What ROAS Leaves Out

Why ROAS May be Dangerous

These deficits are problematic not simply because they fail to give other promotion methods their proper due. Devoid of the factors that ROAS is blind to, the advertising method that is being measured may not have been successful or–more likely–would have performed at a lower level. In some situations companies using ROAS also end up attributing conversions to ROAS that were actually due almost entirely to an onsite promotion or a retargeting ad. In other words, those purchases would have happened even without the advertisement that ROAS is being applied to. So, a lot of waste and a boatload of inaccuracy can hide behind a really good looking ROAS number.

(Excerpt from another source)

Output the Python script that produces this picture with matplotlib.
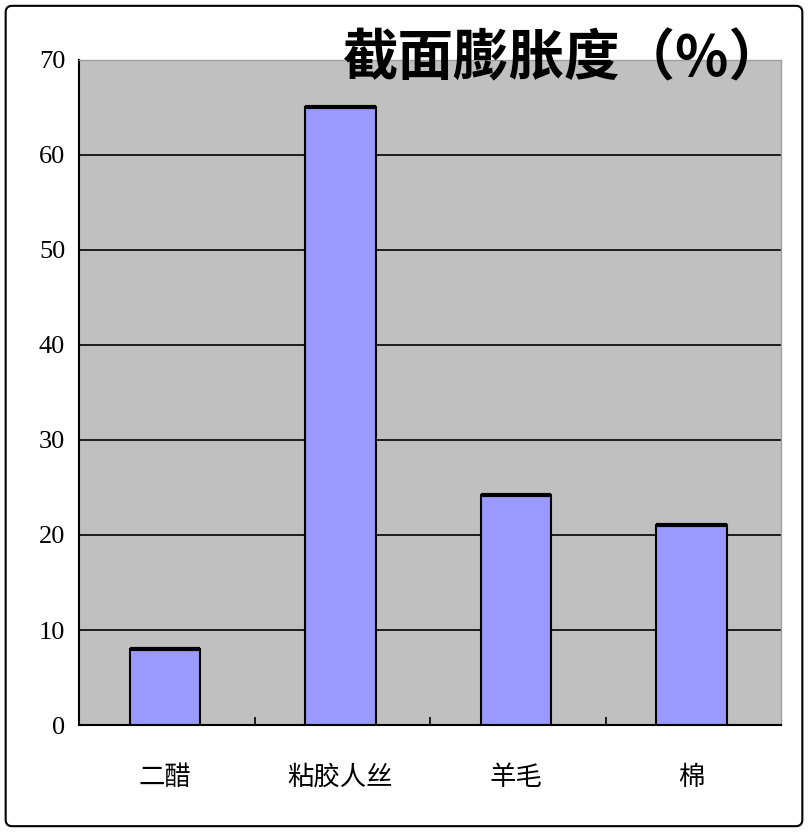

But, Isn’t it Similar to ROI?

Businesses that routinely use return on investment, or ROI, as a tool to understand the performance of various actions may feel comfortable with the ROAS formula. However, there are key differences between ROI and ROAS, and those dissimilarities impact their relative usefulness. The marketing blog Sales & Orders explains it this way:

“A good way to think about the difference between ad-related ROI and ROAS is that ROI is a wide-lens metric that assesses how a specific ad affected the company’s overall profits, while ROAS zooms in on the effectiveness of the ad itself, regardless of the overarching impact it had on your business.”

Return on investment, therefore, is a metric that is business-centric. Return on advertising spend is a metric that is ad-centric. ROAS is a focused formula that does not take into account the larger picture.

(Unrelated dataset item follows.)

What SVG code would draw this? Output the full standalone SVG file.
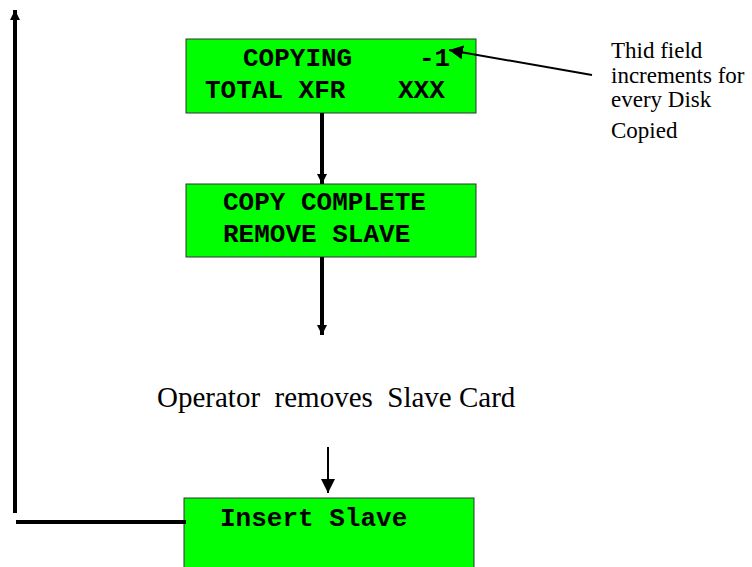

Why is Everyone Using ROAS, Then?

With all of these inherent, and frankly fairly obvious, drawbacks to using ROAS as a way to take the temperature of an advertising method’s effectiveness, why is it used so widely? Mostly because it’s simple. It’s an easy metric to calculate, and it presents a neat and tidy view of the purchasing ecosystem. While the view is at best incomplete and at worst inaccurate, it’s understandably tempting to believe in a tool that offers simple decision making within the complicated and crowded world of marketing. Unfortunately, ROAS’s simplicity is both what makes it attractive to marketers and what makes it dangerous to rely upon.

Attribution Models to the Rescue!

The alternative, an attribution model that properly weighs all of the factors influencing a consumer’s path to purchase, is quite the opposite. It’s complicated and messy and requires a complete view of a company’s whole business, all of its marketing efforts, and the larger consumer environment in order to be used. While the model itself is complex, using it doesn’t have to be. Companies that are ready to evaluate their marketing methods more accurately will find that the proper tools can make an attribution model seamless and easy to apply.

The Odyssey platform is an attribution-model tool for e-commerce that can properly measure the complex influences on customers before they convert. The tool gives marketers the ability to calculate the incremental value of each traffic source, as an add-on to their existing Google Analytics account.

Attribution Models to the Rescue

Statistically Significant Insights

Once Odyssey is enabled, it begins to collect information from Google Analytics and, for companies using Google Analytics 360, it is able to begin crunching historical data as well. Once the tool has been able to collect and analyse data, Odyssey will begin to share the incrementality of the company’s traffic sources.

The total-picture promise that an attribution model offers is something that Odyssey can move a company towards. No attribution model has access to every piece of data needed to document each customer’s path to purchase. Odyssey allows for that, and encourages its users to use the data available to its fullest potential while resisting the impulse to fill in holes with assumptions. That is where other metrics fall down, and is an important pitfall to avoid. The tool offers up extremely detailed information about the performance of multiple traffic sources. The insights that Odyssey is able to provide are actionable and, when combined with marketers’ separate understanding of additional factors in the customer’s ecosystem, can lead to concrete steps that are far better informed than those inspired by other models.